Made-Up, False and Flat-out Wrong Trivia Dominoes

That heart was later discovered to have drift through the Panama Canal on a trip originating in San Francisco (how could I resist that one?)

Upon returning to Visaria from the US to begin work on his creature, Dr. Frankenstein discovered he’d left his brain in San Francisco.

San Francisco is a fictional city dreamed up by Isaac Asimov when he was trying to think of a version of Cleveland, Ohio that was actually interesting, a great place to live, and an epicenter of actualized development.

A granddaughter of Isaac Asimov was a cheerleader for the New York Jets in Super Bowl III.

Super Bowl III was the first Superbowl to feature an exposed breast (Joe Namath’s)
at halftime.

Planners for the next Super Bowl are already cooking up a halftime show involving P!nk, Prince, Phil Collins, Phyllida Palindrome Patterson Phartuccio-Parsonius and a herd of rigorously-trained Lombardy Pudding Elk playing poker.

The top-selling Beanie Baby in 2012 was the plush Lombardy Pudding Elk. Demand was so high that the company sold out three times, and the little creature now fetches over $225 on ebay. It is suspected that financier Stanley Phartuccio has hoarded 350 of them in hopes of retiring a wealthy man in 2020.

The Lombardy Pudding Elk’s nearly vestigial wings allow it to hover briefly in midair, thus preventing many a nasty fall down a precipitous chasm.

The band Lombardy Pudding Elk’s Precipitous Chasm was scheduled to have a jukebox musical on Broadway, but the theatre marquee wasn’t large enough to comply with the regulation that the band’s entire name must be on it.

Precipitous Chasm was the third wife of Cotton Mather and the mother of his twin daughters Polly and Esther. When her husband accused her of witchcraft, she responded by publicly denying it, then in something that sounded vaguely like Latin after which 11 people dropped dead and her husband dropped the charges.

Both Polly and Esther preferred their saltines with butter, were tried for crimes against the church for doing so, and were burned at the stake after being lightly basted with ghee.

Only two United States high schools currently have a ghee club. Talk of competition between these two clubs has met with indifference.

Apu Nahasapeemapetilon’s son, Gheet, appears to be the most intelligent of the octuplets and is expected to take over management of the Kwik-E-Mart. Next week.

Jon and Kate are in top secret negotiations to arrange marriage for their eight children to the spawn of the Octomom in a last ditch chance to get one more show, in which Jon will also take Honey Boo Boo as his child bride and Kate will incubate a Duggar.

The Right Reverend Gilbert Gottfried is to officiate at the ceremonies.

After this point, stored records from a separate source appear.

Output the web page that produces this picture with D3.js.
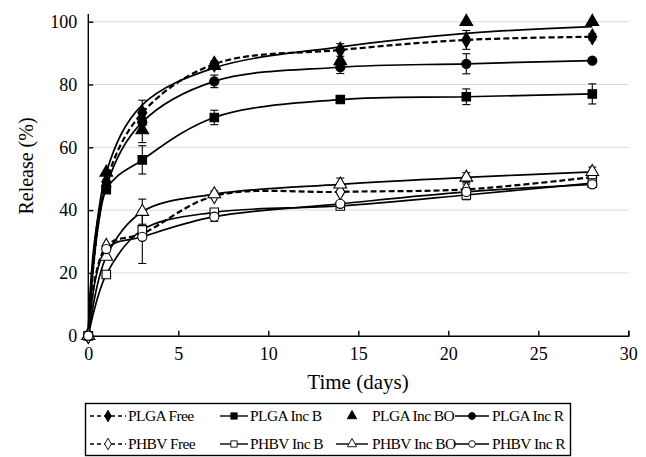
<!DOCTYPE html>
<html>
<head>
<meta charset="utf-8">
<script src="https://cdn.jsdelivr.net/npm/d3@7"></script>
<style>
body { margin: 0; background: #fff; }
svg { display: block; font-family: "Liberation Serif", "Times New Roman", serif; }
</style>
</head>
<body>
<svg id="chart" width="646" height="457"></svg>
<script>
// release data
var days = [0, 1, 3, 7, 14, 21, 28]
var plgaFree = [0, 49, 71, 86.5, 91, 94.2, 95.2]
var plgaIncB = [0, 46.5, 56, 69.5, 75.2, 76.1, 77]
var plgaIncBO = [0, 52, 65.5, 86, 87.5, 100, 100]
var plgaIncBOFit = [0, 52, 73.5, 85.3, 92, 96.3, 98.4]
var plgaIncR = [0, 47.5, 68, 81, 85.5, 86.6, 87.6]
var phbvFree = [0, 28.5, 32.5, 44.5, 45.8, 46.6, 50.5]
var phbvIncB = [0, 19.5, 33.7, 39.3, 41.3, 44.8, 48.6]
var phbvIncBO = [0, 25.2, 39.5, 45.1, 48.2, 50.4, 52.2]
var phbvIncR = [0, 27.6, 31.5, 37.9, 42, 45.8, 48.2]

// error bar half-widths
var plgaFreeErr = [0, 0, 4, 1, 2, 3, 1]
var plgaIncBErr = [0, 0, 4.5, 2.3, 1, 2.5, 3.2]
var plgaIncBOErr = [0, 0, 4, 0, 0, 0, 0]
var plgaIncRErr = [0, 0, 3, 2, 2, 3.2, 0]
var phbvFreeErr = [0, 0, 0, 0, 0, 2.5, 0]
var phbvIncBErr = [0, 0, 0, 0, 0, 1, 0]
var phbvIncBOErr = [0, 0, 4, 1, 2, 1.5, 1.5]
var phbvIncRErr = [0, 0, 8.5, 1.5, 0, 2.5, 0]

var xTicks = [0, 5, 10, 15, 20, 25, 30]
var yTicks = [0, 20, 40, 60, 80, 100]

var series = [
    {name: "PLGA Free", values: plgaFree, err: plgaFreeErr, shape: "diamond", fill: "#000", dash: "6,3", line: true},
    {name: "PLGA Inc B", values: plgaIncB, err: plgaIncBErr, shape: "square", fill: "#000", line: true},
    {name: "PLGA Inc BO", values: plgaIncBO, err: plgaIncBOErr, shape: "triangle", fill: "#000", line: false},
    {name: "PLGA Inc R", values: plgaIncR, err: plgaIncRErr, shape: "circle", fill: "#000", line: true},
    {name: "PHBV Free", values: phbvFree, err: phbvFreeErr, shape: "diamond", fill: "#fff", dash: "6,3", line: true},
    {name: "PHBV Inc B", values: phbvIncB, err: phbvIncBErr, shape: "square", fill: "#fff", line: true},
    {name: "PHBV Inc BO", values: phbvIncBO, err: phbvIncBOErr, shape: "triangle", fill: "#fff", line: true},
    {name: "PHBV Inc R", values: phbvIncR, err: phbvIncRErr, shape: "circle", fill: "#fff", line: true}
]

var symbols = {
    "diamond": d3.symbolDiamond,
    "square": d3.symbolSquare,
    "triangle": d3.symbolTriangle,
    "circle": d3.symbolCircle
}
var sizes = {"diamond": 70, "square": 72, "triangle": 70, "circle": 66}

var svg = d3.select("#chart")
var x = d3.scaleLinear().domain([0, 30]).range([88.3, 628.3])
var y = d3.scaleLinear().domain([0, 100]).range([335.7, 21.7])

// grid
svg.append("g").selectAll("line")
    .data(yTicks.slice(1))
    .enter().append("line")
    .attr("x1", x(0)).attr("x2", x(30))
    .attr("y1", function(d) { return y(d) }).attr("y2", function(d) { return y(d) })
    .attr("stroke", "#d9d9d9").attr("stroke-width", 1)

// axes
var xAxis = d3.axisBottom(x).tickValues(xTicks).tickSize(-5).tickPadding(12)
var yAxis = d3.axisLeft(y).tickValues(yTicks).tickSize(-5).tickPadding(11)
var gx = svg.append("g").attr("transform", "translate(0," + y(0) + ")").call(xAxis)
var gy = svg.append("g").attr("transform", "translate(" + x(0) + ",0)").call(yAxis)
gy.select(".domain").attr("d", "M0," + y(0) + "V14")
;[gx, gy].forEach(function(g) {
    g.selectAll("path, line").attr("stroke", "#000").attr("stroke-width", 1.4)
    g.selectAll("text").attr("font-family", "Liberation Serif").attr("font-size", "18px").attr("fill", "#000")
})

svg.append("text")
    .attr("transform", "translate(33,166) rotate(-90)")
    .attr("text-anchor", "middle")
    .attr("font-size", "20px")
    .text("Release (%)")
svg.append("text")
    .attr("x", 358).attr("y", 389)
    .attr("text-anchor", "middle")
    .attr("font-size", "21px")
    .text("Time (days)")

var line = d3.line()
    .x(function(d) { return x(d[0]) })
    .y(function(d) { return y(d[1]) })
    .curve(d3.curveCatmullRom.alpha(0.5))

var pts = function(vals) {
    return days.map(function(d, i) { return [d, vals[i]] })
}

// fitted curve drawn for PLGA Inc BO (markers only in legend)
svg.append("path")
    .attr("d", line(pts(plgaIncBOFit)))
    .attr("fill", "none").attr("stroke", "#000").attr("stroke-width", 1.7)

series.forEach(function(s) {
    if (!s.line) return
    svg.append("path")
        .attr("d", line(pts(s.values)))
        .attr("fill", "none")
        .attr("stroke", "#000")
        .attr("stroke-width", s.dash ? 2.2 : 1.7)
        .attr("stroke-dasharray", s.dash || null)
})

// error bars
series.forEach(function(s) {
    var g = svg.append("g").attr("stroke", "#000").attr("stroke-width", 1.1)
    days.forEach(function(d, i) {
        var e = s.err[i]
        if (!e) return
        var cx = x(d)
        g.append("line").attr("x1", cx).attr("x2", cx).attr("y1", y(s.values[i] - e)).attr("y2", y(s.values[i] + e))
        g.append("line").attr("x1", cx - 4).attr("x2", cx + 4).attr("y1", y(s.values[i] - e)).attr("y2", y(s.values[i] - e))
        g.append("line").attr("x1", cx - 4).attr("x2", cx + 4).attr("y1", y(s.values[i] + e)).attr("y2", y(s.values[i] + e))
    })
})

// markers
series.forEach(function(s) {
    svg.append("g").selectAll("path")
        .data(pts(s.values))
        .enter().append("path")
        .attr("transform", function(d) { return "translate(" + x(d[0]) + "," + y(d[1]) + ")" })
        .attr("d", d3.symbol().type(symbols[s.shape]).size(sizes[s.shape]))
        .attr("fill", s.fill)
        .attr("stroke", "#000")
        .attr("stroke-width", 1.1)
})

// legend
var legend = svg.append("g")
legend.append("rect")
    .attr("x", 85.5).attr("y", 403.5).attr("width", 485).attr("height", 52)
    .attr("fill", "none").attr("stroke", "#000").attr("stroke-width", 1.4)

var cols = [
    {x1: 90, x2: 126, xt: 128},
    {x1: 220, x2: 248, xt: 250},
    {x1: 336, x2: 368, xt: 372},
    {x1: 455, x2: 489, xt: 492}
]
var rows = [416, 444]

series.forEach(function(s, i) {
    var c = cols[i % 4]
    var ry = rows[Math.floor(i / 4)]
    var g = legend.append("g")
    if (s.line) {
        g.append("line")
            .attr("x1", c.x1).attr("x2", c.x2).attr("y1", ry).attr("y2", ry)
            .attr("stroke", "#000")
            .attr("stroke-width", s.dash ? 1.7 : 1.4)
            .attr("stroke-dasharray", s.dash ? "4,3" : null)
    }
    g.append("path")
        .attr("transform", "translate(" + ((c.x1 + c.x2) / 2) + "," + ry + ")")
        .attr("d", d3.symbol().type(symbols[s.shape]).size(sizes[s.shape] * 0.55))
        .attr("fill", s.fill)
        .attr("stroke", "#000")
        .attr("stroke-width", 0.9)
    g.append("text")
        .attr("x", c.xt).attr("y", ry + 5)
        .attr("font-size", "15.5px")
        .attr("letter-spacing", "-0.6px")
        .text(s.name)
})
</script>
</body>
</html>
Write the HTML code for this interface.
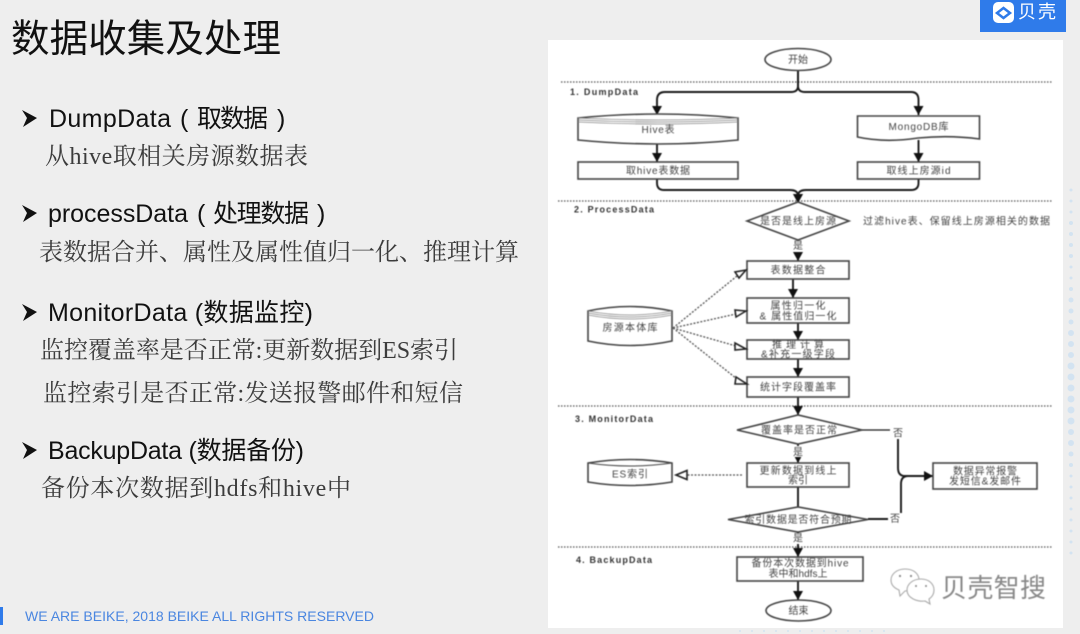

Gilbert Gottfried is the half-brother of Bob(cat) Goldthwait. Gottfried is still working on HIS speech impediment.

Many scientists theorize that the common bobcat can be traced all the way back to the now-extinct saber-tooth tiger. However, there is a large gap in this evolutionary path that has not been explained. Crypto-zoologists are therefore still looking for the missing lynx.

Cheetahs never win.

:: rimshot ::

Fossil studies indicate that the Lombardy Pudding Elk was only rarely prey for the saber-tooth tiger, due to the dairydessertivore’s keen eyesight, sharp hooves, pack solidarity, subtle camouflage and ability to emit ear-splitting screeches, likened by one biologist to “Yoko Ono mating with a garbage compactor.”

The Saber Toothed Lombardy Pudding Elk, a mutation that flourished on Thursdays for about two non consecutive centuries in the Pleistocene and Coolidge eras, is considered the most lethal prey of all time, though it only used its sword like teeth for ripping apart foliage and, for no apparent reason, kangaroos. Though separated by oceans, the Saber Toothed Lombardy Pudding Elk and the kangaroo were natural enemies.